The fact that we have been anticipating — no, make that fearing or dreading — for months that the Kentucky Public Service Commission would approve Kentucky Power Co.’s purchase of half interest in a West Virginia power plant does not make it any easier to take. The decision clears the way for the eminent demise of much of the Big Sandy Power plant near Louisa.
For the life of us, we still can’t see much that is positive in this decision for the people in the 20 eastern Kentucky counties served by Kentucky Power.
Oh, to be sure, Kentucky Power customers will see their rates go up by “only” 14 percent by purchasing half interest in the Mitchell Power Plant just south of Moundsville, W.Va., as opposed to the 26 percent rate hike that would have been required to add scrubbers to the Big Sandy plant to bring it into compliance with federal Environmental Protection Agency air quality standards.
As far as Kentucky Power officials are concerned, the 12 percent difference between the rates needed to buy half of the Mitchell plant and bring the Big Sandy plant into compliance clearly make purchasing the Mitchell plant the best option as far as area consumers are concerned. And if you only consider the impact the PSC’s decision will have on what area customers pay for electricity, the PSC made the right decision.
But this decision is not just about what we pay for electricity. It is about the loss of approximately 150 of the highest paying and most reliable industrial jobs in Lawrence County because of the downsizing of the power plant. It means the coal industry in this region, which already has seen the loss of hundreds of high-paying mining jobs disappear, will see more jobs eliminated as one of the region’s the biggest coal customers ceases to need coal. It means that dozens of truckers who for years have made a good living transporting coal from the mines to the power plant will see their jobs disappear.
It means the loss of approximately $1 million a year in tax revenue for both Lawrence County government and the Lawrence County School System. At the very least that means the elimination of dozens of jobs for teachers and other school employees and for county employees. Even worse, it means that the school system will lack the funds to adequately educate children and county government won’t be able to afford to provide essential county services
No wonder State Rep. Rocky Adkins, who as majority leader is one of the most powerful members of the Kentucky House of Representatives, called the PSC’s decision “disappointing and devastating,”
While PSC officials insisted that considering the “arguments on economic benefits to specific areas of Kentucky Power’s service territory are beyond the scope of the commission’s jurisdiction,” the commission directed Kentucky Power to “more than double the amount of shareholder money it had voluntarily agreed to spend on economic development” in the area to offset those job losses and reductions in coal use by the Big Sandy plant.

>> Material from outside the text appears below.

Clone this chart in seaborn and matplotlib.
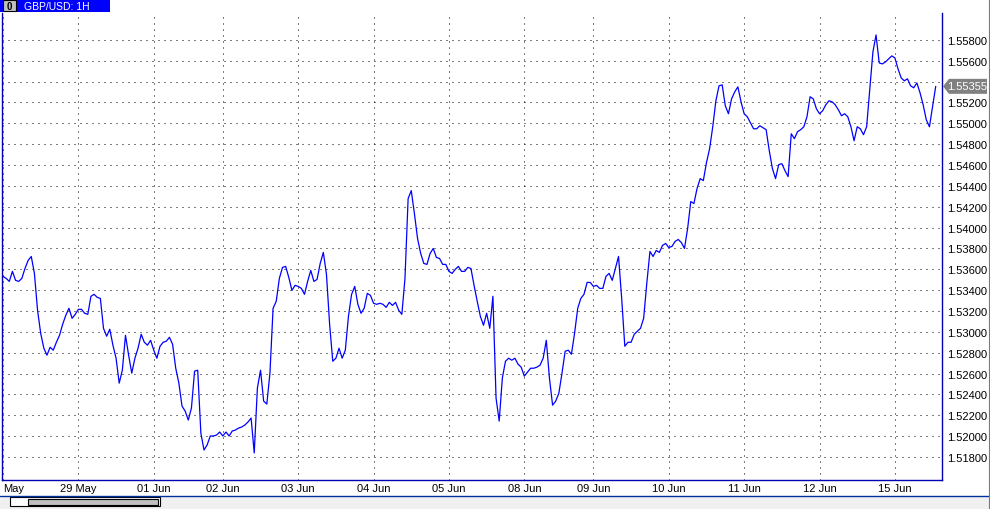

The commission will require Kentucky Power to spend at least $233,000 in each of the next five years on economic development with $33,000 going to training programs through the Kentucky Community and Technical College System focused on weatherization and energy efficiency.
We’re all for spending more on economic development but we question how training people on weatherization and energy efficiencies is going to create many of the type of jobs this region will need to replace the number of good-paying industrial and mining jobs and high-paying mining jobs that will be lost by the closing of the Big Sandy plant. What we fear is that the Kentucky Power money will be used to train area residents for jobs that will force them to move to find work. Out-migration already has cost this region too many of its best and brightest young people. The PSC’s decision will only make the problem worse.
How is closing the only large generating plant in eastern Kentucky going to enhance economic development in this region? It seems that would-be employers that require a lot of electricity won’t give this region a second look.
All area elected officials were united in protesting the PSC’s decision,
Daniel Kemp, a spokesman for Attorney General Jack Conway, expressed disappointment, saying the attorney general is “exploring our legal options regarding the ruling.”
“Kentucky Power did not thoroughly evaluate other options available to it, such as purchasing the power on the market from other electric utilities,” said Kemp. “Additionally, the company did not conduct an economic feasibility study, as the law requires, to determine whether its ratepayers could afford the increased rates that will result from this plan.”
The PSC’s decision really dates back to 2007 when Kentucky Power agreed under a federal court consent decree to close an 800-MW coal-fired unit at the Big Sandy facility by mid-2015 unless it was upgraded to meet stricter carbon emissions standards. Even if KPC changed its mind and agreed to upgrade the Big Sandy plant, it’s unlikely the necessary changes could be made by 2015.
The decision also incorporates an earlier agreement by KPC and two intervening groups, the Kentucky Industrial Utility Customers, Inc., and the Sierra Club, to freeze rates until May 31, 2015. It removed a provision, however, permitting KPC to pass onto ratepayers $28 million in costs to study whether to upgrade Big Sandy.
Adkins said he will ask the PSC to reconsider its decision.
“I don’t think there was a fair calculation of what is the lowest cost option,” Adkins said. “I’m thoroughly convinced putting scrubbers on at Big Sandy is the low-cost option in the short run and the low-cost option over the next 30 years.”
What supporters of the Big Sandy plant now need more than ever are facts to support the opinions of Adkins and others. If they can’t be supplied, then we fear the PSC’s decision will stand.